Dad and Ethan must've gotten the upper hand at Neolithic. It's the only reason he'd keep coming after me with his pleas, his desperation. I must've seen the word please light up my screen a hundred times before I cut him off. Never once did I'm sorry accompany it.

It's too late to matter, anyway. I gave him a break once, and look where it got me.

There's no going back.

I'm pregnant, I'm alone, and I want to leave New York behind for good. I stare out the window at the heavily forested country. Somewhere, several miles behind us, there's a small blue-grey cat in a posh cabin, waiting for his master to come home.

Maybe he's even in town for all I know, drinking away his woes at Sanford's, finding another faceless whore or ignorant virgin to start all over again.

It's not my concern. I live for the secret quickening in my belly every single day.

My hand drifts to my belly. I haven't told anyone yet, not even Tay, but it's inevitable dad finds out sooner or later. I'm hopeful the kid will at least throw Ethan off when it's finally born.

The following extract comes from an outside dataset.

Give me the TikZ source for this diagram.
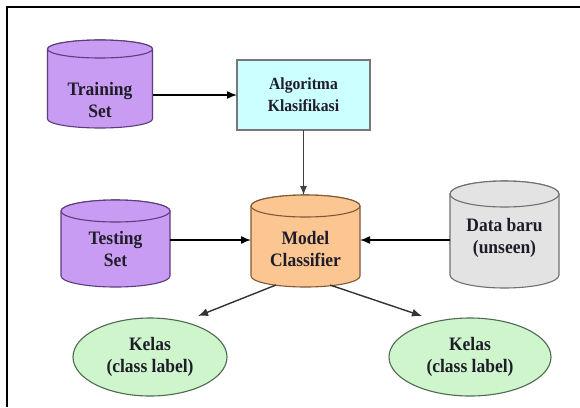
\documentclass[tikz,border=0pt]{standalone}
\usepackage{fontspec}
\newfontfamily\lblfont{Liberation Serif}[BoldFont={Liberation Serif Bold}, FakeStretch=0.92]
\usetikzlibrary{arrows.meta,calc,shapes.geometric}
\definecolor{purpfill}{RGB}{200,156,242}
\definecolor{purpline}{RGB}{94,60,126}
\definecolor{orfill}{RGB}{251,198,146}
\definecolor{orline}{RGB}{130,88,50}
\definecolor{grfill}{RGB}{227,227,227}
\definecolor{grline}{RGB}{112,112,112}
\definecolor{cyfill}{RGB}{204,255,255}
\definecolor{cyline}{RGB}{120,120,120}
\definecolor{gnfill}{RGB}{206,245,204}
\definecolor{gnline}{RGB}{80,105,80}
\definecolor{txt}{RGB}{30,28,40}
\newcommand\cyl[6]{% style, cx, top, bottom, half width, ry
  \path[#1] ({#2-#5},{#3-#6}) -- ({#2-#5},{#4+#6})
    arc[start angle=180,end angle=360,x radius=#5pt,y radius=#6pt]
    -- ({#2+#5},{#3-#6})
    arc[start angle=0,end angle=180,x radius=#5pt,y radius=#6pt] -- cycle;
  \path[#1] (#2,{#3-#6}) ellipse[x radius=#5pt,y radius=#6pt];
}
\begin{document}
\begin{tikzpicture}[x=1pt,y=1pt,
  lbl/.style={font=\lblfont\fontsize{19}{22}\selectfont\bfseries, text=txt, align=center, inner sep=0pt, outer sep=0pt},
  cyltext/.style={lbl, rectangle, draw=none, minimum width=#1},
  purp/.style={draw=purpline, fill=purpfill, line width=1.1pt},
  oran/.style={draw=orline, fill=orfill, line width=1.1pt},
  grey/.style={draw=grline, fill=grfill, line width=1.1pt},
  boxstyle/.style={lbl, font=\lblfont\fontsize{17}{22}\selectfont\bfseries, rectangle, draw=cyline, fill=cyfill, line width=1.2pt, minimum width=133pt, minimum height=70pt},
  kelas/.style={lbl, ellipse, draw=gnline, fill=gnfill, line width=1.1pt, minimum height=78pt},
  arr/.style={draw=black, line width=1.5pt, -{Latex[length=10pt,width=8pt]}},
  thinarr/.style={draw=black!75, line width=1.1pt, -{Latex[length=9pt,width=7pt]}},
  diagarr/.style={draw=black!80, line width=1.4pt, -{Latex[length=10pt,width=8pt]}}]
\useasboundingbox (0,0) rectangle (580,-407);
\fill[white] (0,0) rectangle (580,-407);
% frame
\draw[line width=2pt] (7,-407) -- (7,-7) -- (580,-7);
% cylinders
\cyl{purp}{100}{-40}{-128}{52.5}{9}
\cyl{purp}{115.5}{-200}{-287}{54.5}{11}
\cyl{oran}{305.5}{-195}{-287}{54.5}{11}
\cyl{grey}{504.5}{-181}{-288}{54.5}{13}
% nodes
\node[cyltext=105pt] (train) at (100,-100) {Training\\Set};
\node[cyltext=109pt] (test) at (115.5,-249) {Testing\\Set};
\node[cyltext=109pt] (model) at (305.5,-249) {Model\\Classifier};
\node[cyltext=109pt] (data) at (504.5,-238) {Data baru\\(unseen)};
\node[boxstyle] (algo) at (303.5,-95) {Algoritma\\Klasifikasi};
\node[kelas, minimum width=154pt] (kelasL) at (150,-357) {Kelas\\(class label)};
\node[kelas, minimum width=162pt] (kelasR) at (470,-357) {Kelas\\(class label)};
% helper coordinates
\coordinate (mtop) at (305.5,-195);
\coordinate (mL) at ([yshift=9pt]model.west);
\coordinate (mR) at ([yshift=9pt]model.east);
\coordinate (sL) at (276,-285);
\coordinate (sR) at (330,-285);
\coordinate (eL) at ($(kelasL)+(48,41)$);
\coordinate (eR) at ($(kelasR)+(-48,41)$);
% connectors
\draw[arr] (algo.west -| train.east) -- (algo.west);
\draw[thinarr] (algo.south) -- (algo.south |- mtop);
\draw[arr] (test.east |- mL) -- (mL);
\draw[arr] (data.west |- mR) -- (mR);
\draw[diagarr] (sL) -- (eL);
\draw[diagarr] (sR) -- (eR);
\end{tikzpicture}
\end{document}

My eyes pinch shut, sore and throbbing, as they often are since the day I had everything ripped away by the stone cold truth in cheating clarity. I never thought I'd do this so alone, bringing a child into this world.

But after being betrayed by everyone, one way or another, what does it matter? This child is my world. I won't let my mistakes, my trust, and my blindness ruin my little boy or girl before they've even come into the world.

I'll do whatever it takes to give them a better life. And that starts with making sure they never so much as hear the name that's become a savage curse, Grant Shaw.